Task requirements: Determine how many lines of the material hold the string "this" and reply with only that number.

Record excerpts:
# # # #

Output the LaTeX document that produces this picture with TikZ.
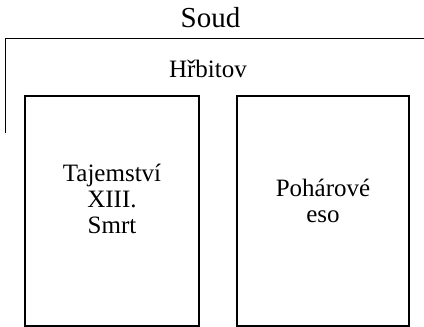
\documentclass[tikz,border=0pt]{standalone}
\usepackage{fontspec}
\setmainfont{Liberation Serif}
\begin{document}
\begin{tikzpicture}[x=1pt, y=-1pt, line width=1.8pt]
\tikzset{card/.style={draw, minimum width=#1, minimum height=230pt, inner sep=0pt},
  label text/.style={font=\fontsize{25}{26}\selectfont, align=center, inner sep=0pt}}
\useasboundingbox (0,0) rectangle (424,327);
\node[font=\fontsize{29}{30}\selectfont, inner sep=0pt, anchor=base] (soud) at (210.5,27.5) {Soud};
\draw (424,38.5) -- (5.5,38.5) -- (5.5,133);
\node[label text, anchor=base] (hrbitov) at (208,77) {Hřbitov};
\node[card=174pt] (tarot) at (112,211) {};
\node[card=172pt] (eso) at (323,211) {};
\node[label text] (tarottext) at (112,199) {Tajemství\\XIII.\\Smrt};
\node[label text] (esotext) at (323,201) {Pohárové\\eso};
\end{tikzpicture}
\end{document}
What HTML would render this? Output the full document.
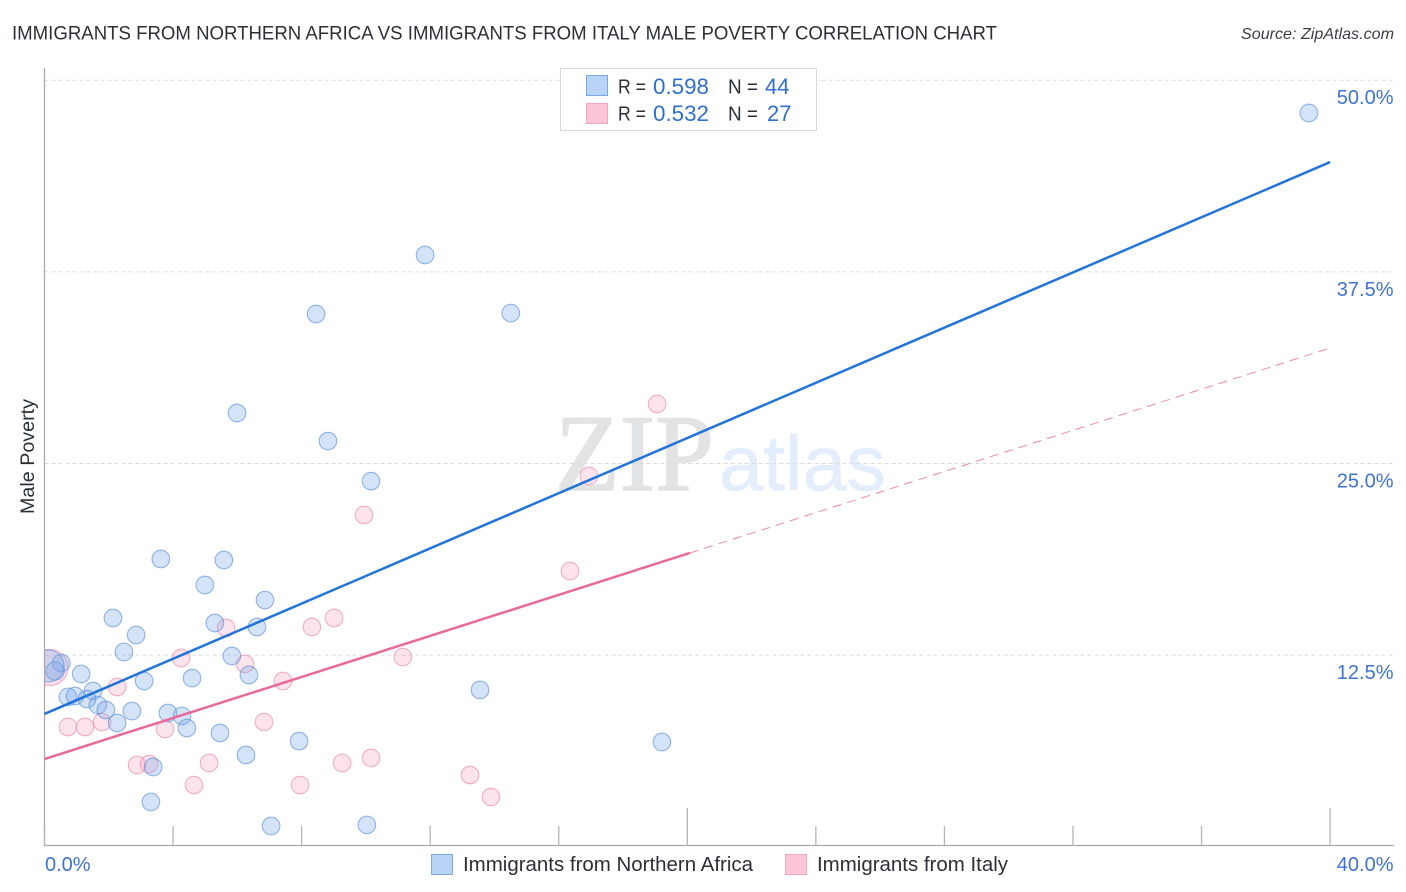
<!DOCTYPE html>
<html lang="en">
<head>
<meta charset="utf-8">
<title>Immigrants from Northern Africa vs Immigrants from Italy Male Poverty Correlation Chart</title>
<style>
html,body{margin:0;padding:0;background:#fff;}
svg{display:block;font-family:"Liberation Sans",sans-serif;}
</style>
</head>
<body>
<svg id="chart" xmlns="http://www.w3.org/2000/svg" width="1406" height="892" viewBox="0 0 1406 892">
  <defs>
    <clipPath id="plot-clip"><rect x="44.5" y="60" width="1350" height="786"/></clipPath>
  </defs>
  <rect x="0" y="0" width="1406" height="892" fill="#fff"/>

  <text x="12" y="39.5" font-size="19.5" fill="#2b2f36" textLength="985" lengthAdjust="spacingAndGlyphs">IMMIGRANTS FROM NORTHERN AFRICA VS IMMIGRANTS FROM ITALY MALE POVERTY CORRELATION CHART</text>
  <text x="1394" y="39" font-size="16" font-style="italic" fill="#3a3f47" text-anchor="end" textLength="153" lengthAdjust="spacingAndGlyphs">Source: ZipAtlas.com</text>

  <g>
    <text x="555" y="490" style="font-family:'Liberation Serif',serif" font-size="109" fill="#e2e3e5" stroke="#e2e3e5" stroke-width="1.5" textLength="159" lengthAdjust="spacingAndGlyphs">ZIP</text>
    <text x="719" y="490" style="font-family:'Liberation Sans',sans-serif" font-size="78" fill="#e3edfb" stroke="#e3edfb" stroke-width="0.6" textLength="167" lengthAdjust="spacingAndGlyphs">atlas</text>
  </g>

  <g id="grid"></g>
  <g id="points" clip-path="url(#plot-clip)"></g>
  <rect x="30" y="640" width="14.5" height="60" fill="#fff"/>
  <g id="axes"></g>
  <g id="trends"></g>
  <g id="labels"></g>

  <text transform="translate(34,456.5) rotate(-90)" font-size="19.5" fill="#2b2f36" text-anchor="middle" textLength="115" lengthAdjust="spacingAndGlyphs">Male Poverty</text>

  <g>
    <rect x="560.5" y="68.5" width="256" height="62" fill="#fff" stroke="#d9d9d9" stroke-width="1"/>
    <rect x="586.5" y="75.5" width="21" height="20" fill="#b8d3f5" stroke="#7ea8e2"/>
    <rect x="586.5" y="103.5" width="21" height="20" fill="#fcc6d8" stroke="#f2a6c0"/>
    <text x="618" y="93.5" font-size="20" fill="#2b2f36" textLength="28" lengthAdjust="spacingAndGlyphs">R =</text>
    <text x="653" y="94" font-size="22" fill="#2f6fd0" textLength="56" lengthAdjust="spacingAndGlyphs">0.598</text>
    <text x="728" y="93.5" font-size="20" fill="#2b2f36" textLength="30" lengthAdjust="spacingAndGlyphs">N =</text>
    <text x="765" y="94" font-size="22" fill="#2f6fd0">44</text>
    <text x="618" y="120.5" font-size="20" fill="#2b2f36" textLength="28" lengthAdjust="spacingAndGlyphs">R =</text>
    <text x="653" y="121" font-size="22" fill="#2f6fd0" textLength="56" lengthAdjust="spacingAndGlyphs">0.532</text>
    <text x="728" y="120.5" font-size="20" fill="#2b2f36" textLength="30" lengthAdjust="spacingAndGlyphs">N =</text>
    <text x="767" y="121" font-size="22" fill="#2f6fd0">27</text>
  </g>

  <g>
    <rect x="431.5" y="854.5" width="21" height="20" fill="#b8d3f5" stroke="#7ea8e2"/>
    <text x="463" y="871" font-size="20" fill="#2b2f36" textLength="290" lengthAdjust="spacingAndGlyphs">Immigrants from Northern Africa</text>
    <rect x="785.5" y="854.5" width="21" height="20" fill="#fcc6d8" stroke="#f2a6c0"/>
    <text x="817" y="871" font-size="20" fill="#2b2f36" textLength="191" lengthAdjust="spacingAndGlyphs">Immigrants from Italy</text>
  </g>
</svg>
<script>
const xTickValues = [0, 4, 8, 12, 16, 20, 24, 28, 32, 36, 40];
const xMajorTicks = [20, 40];
const xTickLabels = ["0.0%", "40.0%"];
const yTickValues = [12.5, 25, 37.5, 50];
const yTickLabels = ["12.5%", "25.0%", "37.5%", "50.0%"];

const blueX = [39.34,11.84,8.45,14.51,5.99,8.82,10.16,3.62,5.58,4.99,6.86,2.13,5.30,6.61,2.85,2.47,5.83,0.52,0.33,1.14,6.36,4.59,3.10,1.51,0.73,0.95,1.32,1.66,1.91,2.72,3.84,4.28,2.26,4.43,5.46,7.92,6.27,3.38,3.31,7.05,10.03,13.55,19.21,0.11];
const blueY = [47.86,38.60,34.75,34.81,28.29,26.46,23.85,18.77,18.70,17.07,16.09,14.92,14.59,14.33,13.81,12.70,12.44,11.98,11.46,11.27,11.20,11.00,10.81,10.16,9.77,9.83,9.63,9.24,8.92,8.85,8.72,8.53,8.07,7.74,7.42,6.89,5.98,5.20,2.92,1.35,1.42,10.22,6.83,11.79];
const blueWeight = [1,1,1,1,1,1,1,1,1,1,1,1,1,1,1,1,1,1,1.1,1,1,1,1,1,1,1,1,1,1,1,1,1,1,1,1,1,1,1,1,1,1,1,1,3.3];

const pinkX = [19.06,16.94,9.94,16.35,9.01,8.32,5.65,4.25,6.24,11.15,7.42,2.26,0.17,6.83,0.73,1.26,1.79,3.75,2.88,3.25,5.12,4.65,7.95,9.26,10.16,13.24,13.89];
const pinkY = [28.88,24.18,21.64,17.98,14.92,14.33,14.27,12.31,11.92,12.37,10.81,10.42,11.69,8.13,7.81,7.81,8.13,7.68,5.33,5.39,5.46,4.02,4.02,5.46,5.79,4.68,3.24];
const pinkWeight = [1,1,1,1,1,1,1,1,1,1,1,1,4.2,1,1,1,1,1,1,1,1,1,1,1,1,1,1];

const blueTrendX = [0, 40];
const blueTrendY = [8.66, 44.66];
const pinkSolidX = [0, 20.08];
const pinkSolidY = [5.72, 19.16];
const pinkDashX = [20.08, 40];
const pinkDashY = [19.16, 32.53];

const SVGNS = "http://www.w3.org/2000/svg";
function sx(v) { return 44.5 + v * 32.14; }
function sy(v) { return 846.7 - v * 15.33; }
function make(tag, attrs, parent) {
  const el = document.createElementNS(SVGNS, tag);
  for (const k in attrs) el.setAttribute(k, attrs[k]);
  parent.appendChild(el);
  return el;
}
const gridG = document.getElementById("grid");
const axesG = document.getElementById("axes");
const pointsG = document.getElementById("points");
const trendsG = document.getElementById("trends");
const labelsG = document.getElementById("labels");

yTickValues.forEach(function (v, i) {
  const line = make("line", {x1: 44.5, x2: 1393, y1: sy(v), y2: sy(v), stroke: "#dcdcdc", "stroke-width": 1, "stroke-dasharray": "4 3"}, gridG);
  
  
  const lab = make("text", {x: 1393.5, y: sy(v) + 24, "font-size": 20, fill: "#3f73d2", "text-anchor": "end"}, labelsG);
  lab.textContent = yTickLabels[i];
  
  
});

const yAxisLine = make("line", {x1: 44.5, x2: 44.5, y1: 68, y2: 846, stroke: "#aaaaaa", "stroke-width": 1.3}, axesG);


const xAxisLine = make("line", {x1: 44, x2: 1394, y1: 845.5, y2: 845.5, stroke: "#aaaaaa", "stroke-width": 1.3}, axesG);



xTickValues.forEach(function (v) {
  const top = xMajorTicks.indexOf(v) >= 0 ? 808 : 826;
  const tick = make("line", {x1: sx(v), x2: sx(v), y1: top, y2: 845.5, stroke: "#b5b5b5", "stroke-width": 1.3}, axesG);
  
  
});

const xLabLeft = make("text", {x: 45, y: 871, "font-size": 20, fill: "#3f73d2"}, labelsG);
xLabLeft.textContent = xTickLabels[0];


const xLabRight = make("text", {x: 1393.5, y: 871, "font-size": 20, fill: "#3f73d2", "text-anchor": "end"}, labelsG);
xLabRight.textContent = xTickLabels[1];



pinkX.forEach(function (v, i) {
  const c = make("circle", {cx: sx(v), cy: sy(pinkY[i]), r: 8.8 * Math.sqrt(pinkWeight[i]), fill: "#f5a3bf", "fill-opacity": 0.3, stroke: "#ec90b0", "stroke-opacity": 0.7, "stroke-width": 1.1}, pointsG);
  
  
});
blueX.forEach(function (v, i) {
  const c = make("circle", {cx: sx(v), cy: sy(blueY[i]), r: 8.8 * Math.sqrt(blueWeight[i]), fill: "#78a9ea", "fill-opacity": 0.32, stroke: "#5a8fdc", "stroke-opacity": 0.65, "stroke-width": 1.1}, pointsG);
  
  
});

const blueLine = make("line", {x1: sx(blueTrendX[0]), y1: sy(blueTrendY[0]), x2: sx(blueTrendX[1]), y2: sy(blueTrendY[1]), stroke: "#2274d9", "stroke-width": 2.5}, trendsG);


const pinkLine = make("line", {x1: sx(pinkSolidX[0]), y1: sy(pinkSolidY[0]), x2: sx(pinkSolidX[1]), y2: sy(pinkSolidY[1]), stroke: "#e96a9a", "stroke-width": 2.5}, trendsG);


const pinkDash = make("line", {x1: sx(pinkDashX[0]), y1: sy(pinkDashY[0]), x2: sx(pinkDashX[1]), y2: sy(pinkDashY[1]), stroke: "#e96a9a", "stroke-opacity": 0.8, "stroke-width": 1, "stroke-dasharray": "9 6"}, trendsG);


</script>
</body>
</html>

# # # #

Complete response: 2